Expand description
Fluxus - A powerful stream processing framework in Rust
Fluxus is a high-performance stream processing framework inspired by Flink, designed to provide a seamless experience for building and running data processing pipelines in Rust. It offers a rich set of APIs and components to handle various data sources, sinks, and transformations.
§Add Dependencies
To use Fluxus, you need to add the following dependencies to your Cargo.toml:
[dependencies]
fluxus = { version = "1", features = ["full"] }§Word Count Example
Here is a word count example using Fluxus:
use anyhow::Result;
use fluxus::api::{
DataStream,
io::{CollectionSink, CollectionSource},
};
use fluxus::utils::window::WindowConfig;
use std::collections::HashMap;
use std::time::Duration;
pub type WordCount = HashMap<String, usize>;
#[tokio::main]
async fn main() -> Result<()> {
// Sample input text
let text = vec![
"hello world",
"hello stream processing",
"world of streaming",
"hello streaming world",
];
// Create a source from the text collection
let source = CollectionSource::new(text);
let sink: CollectionSink<WordCount> = CollectionSink::new();
// Build and execute the streaming pipeline
DataStream::new(source)
// Split text into words
.map(|line| {
line.split_whitespace()
.map(|s| s.to_lowercase())
.collect::<Vec<_>>()
})
// Parallelize the processing
.parallel(2)
// Create tumbling windows of 1 second
.window(WindowConfig::tumbling(Duration::from_millis(1000)))
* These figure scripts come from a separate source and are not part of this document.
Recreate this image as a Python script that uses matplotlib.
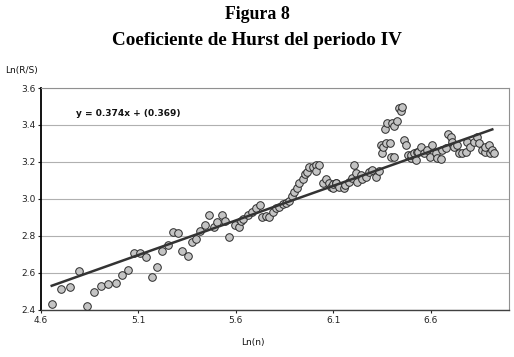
import numpy as np
import matplotlib
matplotlib.use("Agg")
import matplotlib.pyplot as plt

# Ln(n) and Ln(R/S) values
ln_n = [4.658, 4.702, 4.750, 4.793, 4.834, 4.871, 4.910, 4.946, 4.984, 5.016,
        5.048, 5.077, 5.110, 5.137, 5.169, 5.197, 5.222, 5.253, 5.277, 5.304,
        5.325, 5.352, 5.372, 5.396, 5.417, 5.440, 5.461, 5.485, 5.505, 5.526,
        5.543, 5.563, 5.597, 5.618, 5.627, 5.638, 5.660, 5.683, 5.703, 5.724,
        5.734, 5.754, 5.771, 5.788, 5.806, 5.822, 5.839, 5.857, 5.874, 5.887,
        5.899, 5.911, 5.925, 5.942, 5.955, 5.967, 5.976, 5.996, 6.010, 6.013,
        6.027, 6.044, 6.064, 6.078, 6.087, 6.096, 6.099, 6.113, 6.113, 6.130,
        6.155, 6.160, 6.180, 6.197, 6.206, 6.215, 6.223, 6.240, 6.249, 6.266,
        6.283, 6.300, 6.317, 6.334, 6.343, 6.351, 6.356, 6.365, 6.368, 6.377,
        6.390, 6.394, 6.399, 6.411, 6.411, 6.425, 6.436, 6.445, 6.450, 6.462,
        6.470, 6.484, 6.496, 6.496, 6.513, 6.522, 6.530, 6.535, 6.547, 6.564,
        6.581, 6.598, 6.607, 6.624, 6.632, 6.650, 6.658, 6.675, 6.689, 6.701,
        6.709, 6.718, 6.735, 6.743, 6.760, 6.778, 6.786, 6.803, 6.820, 6.837,
        6.846, 6.863, 6.880, 6.880, 6.897, 6.905, 6.914, 6.923]
ln_rs = [2.432, 2.515, 2.524, 2.611, 2.420, 2.499, 2.531, 2.540, 2.548, 2.588,
         2.615, 2.706, 2.706, 2.688, 2.578, 2.634, 2.720, 2.753, 2.822, 2.815,
         2.717, 2.694, 2.768, 2.784, 2.827, 2.859, 2.915, 2.850, 2.874, 2.913,
         2.883, 2.795, 2.859, 2.847, 2.880, 2.894, 2.913, 2.931, 2.949, 2.968,
         2.901, 2.908, 2.901, 2.931, 2.950, 2.958, 2.973, 2.980, 2.991, 3.016,
         3.039, 3.058, 3.085, 3.106, 3.133, 3.147, 3.171, 3.175, 3.184, 3.153,
         3.182, 3.088, 3.106, 3.088, 3.066, 3.058, 3.079, 3.088, 3.085, 3.066,
         3.058, 3.075, 3.094, 3.112, 3.184, 3.139, 3.094, 3.130, 3.106, 3.121,
         3.148, 3.157, 3.117, 3.153, 3.292, 3.250, 3.283, 3.377, 3.300, 3.409,
         3.300, 3.225, 3.409, 3.395, 3.229, 3.423, 3.490, 3.477, 3.496, 3.319,
         3.292, 3.238, 3.220, 3.238, 3.247, 3.211, 3.256, 3.256, 3.283, 3.247,
         3.265, 3.229, 3.292, 3.247, 3.220, 3.215, 3.265, 3.274, 3.351, 3.337,
         3.310, 3.283, 3.292, 3.247, 3.247, 3.256, 3.310, 3.283, 3.310, 3.337,
         3.300, 3.265, 3.256, 3.283, 3.292, 3.247, 3.265, 3.247]

# trend line as drawn in the figure
slope = 0.374
intercept = 0.790
line_x = [4.655, 6.915]

xticks = [4.6, 5.1, 5.6, 6.1, 6.6]
yticks = [2.4, 2.6, 2.8, 3.0, 3.2, 3.4, 3.6]

fig = plt.figure(figsize=(5.14, 3.57), dpi=100)
ax = fig.add_axes([0.0798, 0.1317, 0.9102, 0.6218])

ax.set_xlim(4.6, 7.0)
ax.set_ylim(2.4, 3.6)
ax.set_xticks(xticks)
ax.set_yticks(yticks)
ax.set_xticklabels([f"{v:.1f}" for v in xticks])
ax.set_yticklabels([f"{v:.1f}" for v in yticks])
ax.tick_params(labelsize=6.5, length=2, colors="#222222", pad=2)

ax.grid(axis="y", color="#b0b0b0", linewidth=0.8)
ax.set_axisbelow(True)
for side in ["top", "right"]:
    ax.spines[side].set_color("#909090")
    ax.spines[side].set_linewidth(0.8)
ax.spines["left"].set_color("black")
ax.spines["left"].set_linewidth(1.3)
ax.spines["bottom"].set_color("#404040")
ax.spines["bottom"].set_linewidth(1.0)

ax.scatter(ln_n, ln_rs, s=30, facecolor="#c4c4c4", edgecolor="#2a2a2a",
           linewidth=0.7, zorder=3)
lx = np.array(line_x)
ax.plot(lx, slope * lx + intercept, color="#333333", linewidth=1.8, zorder=4)

ax.text(0.075, 0.875, "y = 0.374x + (0.369)", transform=ax.transAxes,
        fontsize=6.5, fontweight="bold", color="#111111")

fig.text(0.5, 0.958, "Figura 8", ha="center", va="center",
         family="Liberation Serif", fontweight="bold", fontsize=12.8)
fig.text(0.5, 0.887, "Coeficiente de Hurst del periodo IV", ha="center",
         va="center", family="Liberation Serif", fontweight="bold", fontsize=13.8)
fig.text(0.01, 0.803, "Ln(R/S)", fontsize=6.5, va="center", color="#111111")
fig.text(0.492, 0.042, "Ln(n)", fontsize=6.5, ha="center", va="center",
         color="#111111")

fig.savefig("out.png", dpi=100)
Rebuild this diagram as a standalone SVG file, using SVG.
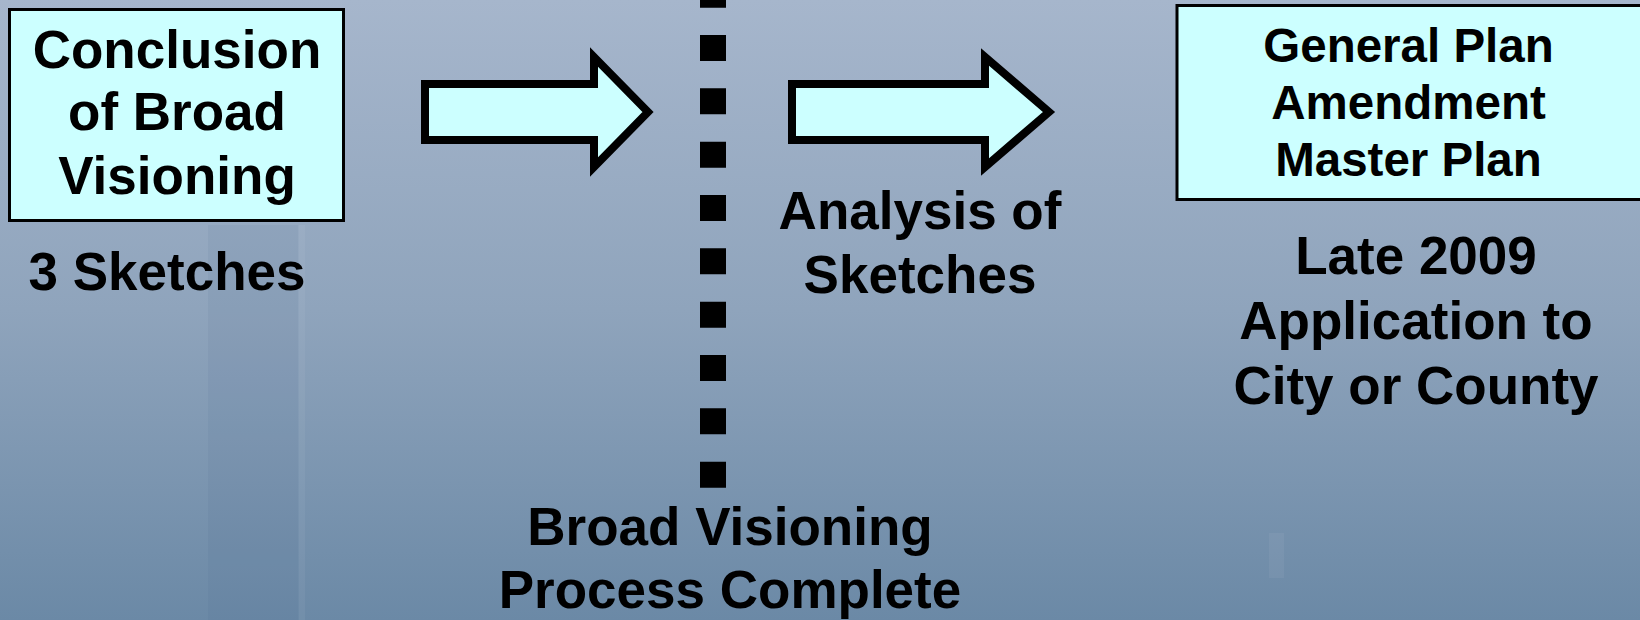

// Count words in each window
.aggregate(HashMap::new(), |mut counts, words| {
for word in words {
*counts.entry(word).or_insert(0) += 1;
}
counts
})
// Write results to sink
.sink(sink.clone())
.await?;
// Print the results
println!("\nWord count results:");
for result in sink.get_data() {
println!("\nWindow results:");
let mut words: Vec<_> = result.iter().collect();
words.sort_by(|a, b| b.1.cmp(a.1).then(a.0.cmp(b.0)));
for (word, count) in words {
println!(" {}: {}", word, count);
}
}
Ok(())
}